Thu 6th February 2014
Is there an ambient or ephemeral equivalent of a supergroup? To call this pairing such demeans their art doesn't it? Magic happens the majority of the time when successful types get together, to varying degrees.
These two acts have become synonymous with the hi-brow end of the metal spectrum, if either of them claim to take that genre classification any more is their call but their roots, their steaming, rusty roots are still there somewhere under the multitude of effects.
Collaboration is Sunn 0)))'s key to success, although the duo have proven they can still create great music between them with no interference it's still with the help of great creative minds that they've had their best work emerge. Past pairings have been with Earth (transcendent), Boris (like a stomping behemoth) and Nurse With Wound (truly organic), but their studio albums bear the influence of talents borrowed and pushed into new realms. Such luminaries as Julian Cope, Joe Preston, Atilla Csihar, Malefic of Xasthur and Oren Ambarchi.
With Ulver they seem to have found kindred spirits, both names root deep into the cosmic void for their sound, Ulver having risen above their primitive roots years ago and creating some of the most original music they can while Sunn O))) have seen fit to develop and push their singular vision through different coloured lenses to varying and spectacular wholes.
The recording of Terrestrials saw them holed up following Sunn0)))'s 200th show in Oslo, Norway, August 10th, 2008. After playing before 2000 people at the Øya festival, Sunn O))) teamed up with Norwegian legends ULVER at their Oslo studio, Crystal Canyon.
The idea was to play all night until dawn and the three pure, nuanced tracks here have the feel of the night, albeit a calm one. This is not a power trip, rather meditations to see you through the darkness.
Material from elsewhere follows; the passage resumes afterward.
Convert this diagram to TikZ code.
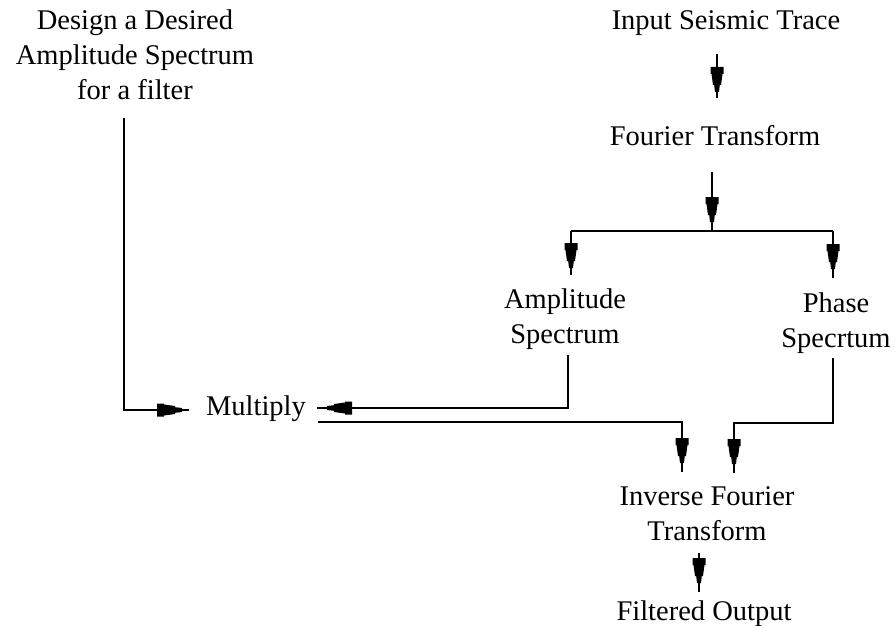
\documentclass[tikz,border=0pt]{standalone}
\usepackage{fontspec}
\setmainfont{Liberation Serif}
\usetikzlibrary{decorations.markings}
\tikzset{
  lbl/.style={inner sep=0pt, anchor=base, font=\fontsize{28.5}{35}\selectfont},
  conn/.style={line width=1.3pt, line join=miter},
  midarrow/.style={conn, postaction={decorate}, decoration={markings, mark=at position -#1 with {\fill[black] (-25pt,6.5pt) -- (-18pt,6.5pt) -- (-18pt,5.5pt) -- (-7pt,4pt) -- (-7pt,2.8pt) -- (0pt,2pt) -- (0pt,-2pt) -- (-7pt,-2.8pt) -- (-7pt,-4pt) -- (-18pt,-5.5pt) -- (-18pt,-6.5pt) -- (-25pt,-6.5pt) -- cycle;}}},
  midarrow/.default=8pt
}
\newcommand{\mlines}[1]{\begin{tabular}[t]{@{}c@{}}#1\end{tabular}}
\begin{document}
\begin{tikzpicture}[x=1pt,y=-1pt]
\useasboundingbox (0,0) rectangle (895,626);
% text nodes
\node[lbl] (design) at (135,30) {\mlines{Design a Desired\\Amplitude Spectrum\\for a filter}};
\node[lbl] (input) at (726,30) {Input Seismic Trace};
\node[lbl] (fourier) at (715,146) {Fourier Transform};
\node[lbl] (amp) at (565,308) {\mlines{Amplitude\\Spectrum}};
\node[lbl] (phase) at (836,312) {\mlines{Phase\\Specrtum}};
\node[lbl] (multiply) at (256,415) {Multiply};
\node[lbl] (ift) at (707,505) {\mlines{Inverse Fourier\\Transform}};
\node[lbl] (out) at (704,620) {Filtered Output};
% connector points
\coordinate (d0) at (124,118);
\coordinate (d1) at (124,410);
\coordinate (d2) at (189,410);
\coordinate (i0) at (717,54);
\coordinate (i1) at (717,98);
\coordinate (f0) at (712,172);
\coordinate (jn) at (712,231);
\coordinate (jl) at (571,231);
\coordinate (jr) at (833,231);
\coordinate (al) at (571,275);
\coordinate (pr) at (833,278);
\coordinate (a0) at (568,355);
\coordinate (a1) at (568,408);
\coordinate (a2) at (317,408);
\coordinate (m0) at (318,422);
\coordinate (m1) at (682,422);
\coordinate (m2) at (682,472);
\coordinate (p0) at (833,358);
\coordinate (p1) at (833,423);
\coordinate (p2) at (734,423);
\coordinate (p3) at (734,473);
\coordinate (o0) at (699,553);
\coordinate (o1) at (699,592);
% connectors
\draw[midarrow=7pt] (d0) -- (d1) -- (d2);
\draw[midarrow=6pt] (i0) -- (i1);
\draw[midarrow=9pt] (f0) -- (jn);
\draw[conn] (jl) -- (jr);
\draw[midarrow=7pt] (jl) -- (al);
\draw[midarrow=9pt] (jr) -- (pr);
\draw[midarrow=10pt] (a0) -- (a1) -- (a2);
\draw[midarrow=9pt] (m0) -- (m1) -- (m2);
\draw[midarrow=9pt] (p0) -- (p1) -- (p2) -- (p3);
\draw[midarrow=9pt] (o0) -- (o1);
\end{tikzpicture}
\end{document}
Let There Be Light starts proceedings and is apparently based on a comment made as the sun rose on their night of creativity. Edited from the improvisations, this is a quiet, shimmering affair which gives space for both Ulver's electronic affectations and the calculated, rolling hum of O'Malley and Anderson's guitar loops and feedback. Like the landscape waking up and stretching, this is a calm, measured piece that reeks of sleep and yawning, in a good way. Brass from Ulver's side of things brightens it further and helps lift the track into some kind of significance, like straightening your crumpled clothes after a night spent hunched on a sofa.
Western Horn has a lot more of a busy feel, rumbling electronic sheen is stretched out like a canvas here, changing in bits and pieces and leaving you wondering what is appearing next. The sonorous, sheet-metal scrapes and stretches ring with delay and reverb from guitar amps with an analogue warmth, countered by the electronics which meld to form a loud, but somehow soothing whole.
Closing with fourteen minutes of bliss, this is not the gloom or unapproachable maelstrom of noise you were probably expecting. Other reviews have stated it's simply a meeting of minds, but the undulations present here suggest that they have tapped into each other's intentions in the same way jazz trios thrown together in some imagined golden age did. The drawing together of strings, acoustic guitars and haunting hints of guitar loops means you are drawn in without knowing.